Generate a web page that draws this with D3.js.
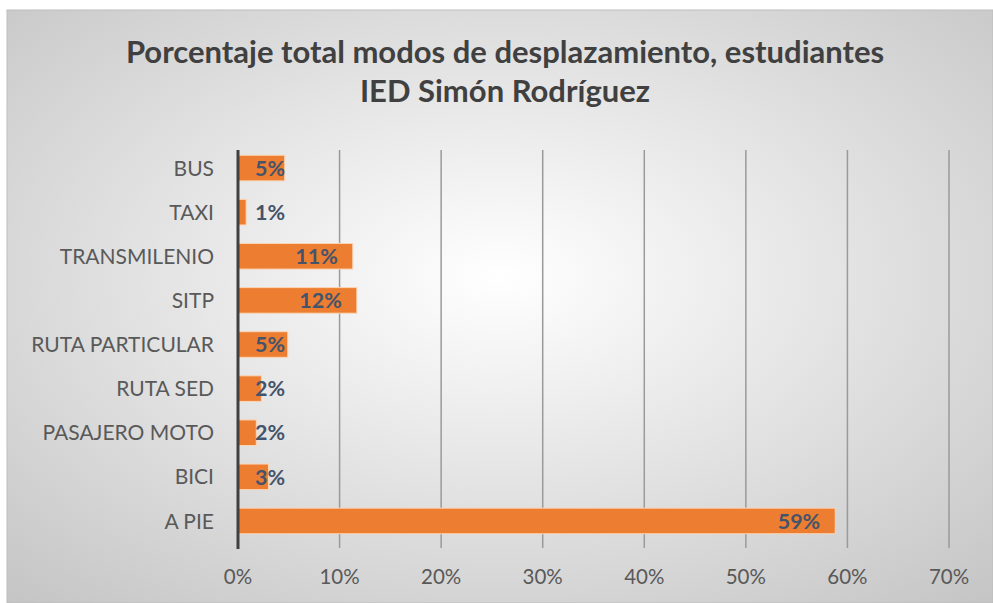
<!DOCTYPE html>
<html>
<head>
<meta charset="utf-8">
<script src="https://cdn.jsdelivr.net/npm/d3@7"></script>
<style>
  body { margin: 0; background: #fff; }
  text { font-family: Lato, "Open Sans", sans-serif; }
</style>
</head>
<body>
<svg id="chart" width="993" height="603"></svg>
<script>
var categories = ["BUS", "TAXI", "TRANSMILENIO", "SITP", "RUTA PARTICULAR", "RUTA SED", "PASAJERO MOTO", "BICI", "A PIE"];
var values = [4.6, 0.8, 11.3, 11.7, 4.9, 2.3, 1.8, 3.0, 58.8];
var labels = ["5%", "1%", "11%", "12%", "5%", "2%", "2%", "3%", "59%"];
var ticks = [0, 10, 20, 30, 40, 50, 60, 70];
var titleLines = ["Porcentaje total modos de desplazamiento, estudiantes", "IED Simón Rodríguez"];

var svg = d3.select("#chart"), width = 993, height = 603;

// background panel
var defs = svg.append("defs");
var grad = defs.append("radialGradient")
    .attr("id", "bg")
    .attr("cx", "50%").attr("cy", "45%").attr("r", "75%");
grad.append("stop").attr("offset", "0%").attr("stop-color", "#ffffff");
grad.append("stop").attr("offset", "100%").attr("stop-color", "#c4c4c4");

svg.append("rect")
    .attr("x", 7).attr("y", 10)
    .attr("width", width - 7).attr("height", height - 10)
    .attr("fill", "url(#bg)")
    .attr("stroke", "#bdbdbd");

var margin = {left: 238, right: 44, top: 146, bottom: 60};

var x = d3.scaleLinear()
    .domain([0, 70])
    .range([margin.left, width - margin.right]);

var y = d3.scaleBand()
    .domain(categories)
    .range([margin.top, height - margin.bottom])
    .paddingInner(0.42)
    .paddingOuter(0.21);

// title
svg.append("g")
    .selectAll("text")
    .data(titleLines)
    .enter()
    .append("text")
        .attr("x", 505)
        .attr("y", function(d, i) { return 63 + i * 39; })
        .attr("text-anchor", "middle")
        .attr("font-size", 31)
        .attr("font-weight", "bold")
        .attr("fill", "#404040")
        .text(function(d) { return d; });

// gridlines
svg.append("g")
    .selectAll("line")
    .data(ticks.slice(1))
    .enter()
    .append("line")
        .attr("x1", function(d) { return x(d); })
        .attr("x2", function(d) { return x(d); })
        .attr("y1", margin.top + 4)
        .attr("y2", height - margin.bottom + 5)
        .attr("stroke", "#9a9a9a")
        .attr("stroke-width", 1.5);

// bars
svg.append("g")
    .selectAll("rect")
    .data(values)
    .enter()
    .append("rect")
        .attr("x", x(0))
        .attr("y", function(d, i) { return y(categories[i]); })
        .attr("width", function(d) { return x(d) - x(0); })
        .attr("height", y.bandwidth())
        .attr("fill", "#ed7d31")
        .attr("stroke", "#fbd5b5")
        .attr("stroke-width", 1);

// y axis line
svg.append("line")
    .attr("x1", x(0)).attr("x2", x(0))
    .attr("y1", margin.top + 4)
    .attr("y2", height - margin.bottom + 6)
    .attr("stroke", "#404040")
    .attr("stroke-width", 3);

// category labels
svg.append("g")
    .selectAll("text")
    .data(categories)
    .enter()
    .append("text")
        .attr("x", x(0) - 24)
        .attr("y", function(d) { return y(d) + y.bandwidth() / 2; })
        .attr("dy", "0.36em")
        .attr("text-anchor", "end")
        .attr("font-size", 21)
        .attr("fill", "#595959")
        .text(function(d) { return d; });

// tick labels
svg.append("g")
    .selectAll("text")
    .data(ticks)
    .enter()
    .append("text")
        .attr("x", function(d) { return x(d); })
        .attr("y", 584)
        .attr("text-anchor", "middle")
        .attr("font-size", 20.5)
        .attr("fill", "#595959")
        .text(function(d) { return d + "%"; });

// value labels
svg.append("g")
    .selectAll("text")
    .data(values)
    .enter()
    .append("text")
        .attr("y", function(d, i) { return y(categories[i]) + y.bandwidth() / 2; })
        .attr("dy", "0.36em")
        .attr("font-size", 21.5)
        .attr("font-weight", "bold")
        .attr("fill", "#44546a")
        .text(function(d, i) { return labels[i]; })
        .attr("x", function(d) {
            var w = this.getComputedTextLength();
            return Math.max(x(d) - 15 - w, x(0) + 17);
        });
</script>
</body>
</html>
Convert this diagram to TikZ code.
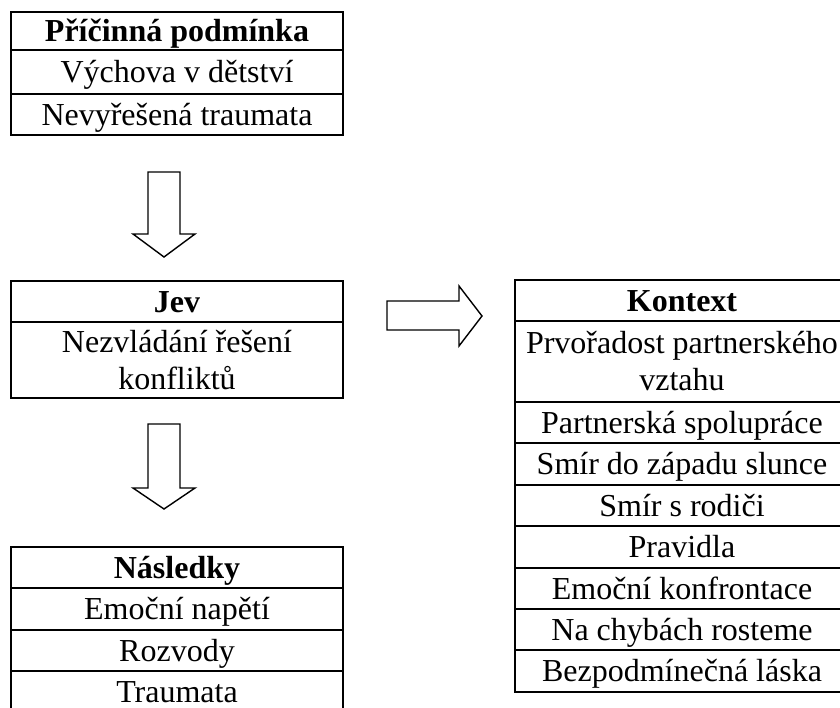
_ _ _ _
◆ Direction: Without the pictures, return all the records precisely as they stand.

◆ Correct response:
Generate a web page that draws this with D3.js.
<!DOCTYPE html>
<html>
<head>
<meta charset="utf-8">
<script src="https://cdn.jsdelivr.net/npm/d3@7"></script>
<style>
  body { margin: 0; background: #fff; }
  text { font-family: Lato, "Open Sans", sans-serif; }
</style>
</head>
<body>
<svg id="chart" width="993" height="603"></svg>
<script>
var categories = ["BUS", "TAXI", "TRANSMILENIO", "SITP", "RUTA PARTICULAR", "RUTA SED", "PASAJERO MOTO", "BICI", "A PIE"];
var values = [4.6, 0.8, 11.3, 11.7, 4.9, 2.3, 1.8, 3.0, 58.8];
var labels = ["5%", "1%", "11%", "12%", "5%", "2%", "2%", "3%", "59%"];
var ticks = [0, 10, 20, 30, 40, 50, 60, 70];
var titleLines = ["Porcentaje total modos de desplazamiento, estudiantes", "IED Simón Rodríguez"];

var svg = d3.select("#chart"), width = 993, height = 603;

// background panel
var defs = svg.append("defs");
var grad = defs.append("radialGradient")
    .attr("id", "bg")
    .attr("cx", "50%").attr("cy", "45%").attr("r", "75%");
grad.append("stop").attr("offset", "0%").attr("stop-color", "#ffffff");
grad.append("stop").attr("offset", "100%").attr("stop-color", "#c4c4c4");

svg.append("rect")
    .attr("x", 7).attr("y", 10)
    .attr("width", width - 7).attr("height", height - 10)
    .attr("fill", "url(#bg)")
    .attr("stroke", "#bdbdbd");

var margin = {left: 238, right: 44, top: 146, bottom: 60};

var x = d3.scaleLinear()
    .domain([0, 70])
    .range([margin.left, width - margin.right]);

var y = d3.scaleBand()
    .domain(categories)
    .range([margin.top, height - margin.bottom])
    .paddingInner(0.42)
    .paddingOuter(0.21);

// title
svg.append("g")
    .selectAll("text")
    .data(titleLines)
    .enter()
    .append("text")
        .attr("x", 505)
        .attr("y", function(d, i) { return 63 + i * 39; })
        .attr("text-anchor", "middle")
        .attr("font-size", 31)
        .attr("font-weight", "bold")
        .attr("fill", "#404040")
        .text(function(d) { return d; });

// gridlines
svg.append("g")
    .selectAll("line")
    .data(ticks.slice(1))
    .enter()
    .append("line")
        .attr("x1", function(d) { return x(d); })
        .attr("x2", function(d) { return x(d); })
        .attr("y1", margin.top + 4)
        .attr("y2", height - margin.bottom + 5)
        .attr("stroke", "#9a9a9a")
        .attr("stroke-width", 1.5);

// bars
svg.append("g")
    .selectAll("rect")
    .data(values)
    .enter()
    .append("rect")
        .attr("x", x(0))
        .attr("y", function(d, i) { return y(categories[i]); })
        .attr("width", function(d) { return x(d) - x(0); })
        .attr("height", y.bandwidth())
        .attr("fill", "#ed7d31")
        .attr("stroke", "#fbd5b5")
        .attr("stroke-width", 1);

// y axis line
svg.append("line")
    .attr("x1", x(0)).attr("x2", x(0))
    .attr("y1", margin.top + 4)
    .attr("y2", height - margin.bottom + 6)
    .attr("stroke", "#404040")
    .attr("stroke-width", 3);

// category labels
svg.append("g")
    .selectAll("text")
    .data(categories)
    .enter()
    .append("text")
        .attr("x", x(0) - 24)
        .attr("y", function(d) { return y(d) + y.bandwidth() / 2; })
        .attr("dy", "0.36em")
        .attr("text-anchor", "end")
        .attr("font-size", 21)
        .attr("fill", "#595959")
        .text(function(d) { return d; });

// tick labels
svg.append("g")
    .selectAll("text")
    .data(ticks)
    .enter()
    .append("text")
        .attr("x", function(d) { return x(d); })
        .attr("y", 584)
        .attr("text-anchor", "middle")
        .attr("font-size", 20.5)
        .attr("fill", "#595959")
        .text(function(d) { return d + "%"; });

// value labels
svg.append("g")
    .selectAll("text")
    .data(values)
    .enter()
    .append("text")
        .attr("y", function(d, i) { return y(categories[i]) + y.bandwidth() / 2; })
        .attr("dy", "0.36em")
        .attr("font-size", 21.5)
        .attr("font-weight", "bold")
        .attr("fill", "#44546a")
        .text(function(d, i) { return labels[i]; })
        .attr("x", function(d) {
            var w = this.getComputedTextLength();
            return Math.max(x(d) - 15 - w, x(0) + 17);
        });
</script>
</body>
</html>
Convert this diagram to TikZ code.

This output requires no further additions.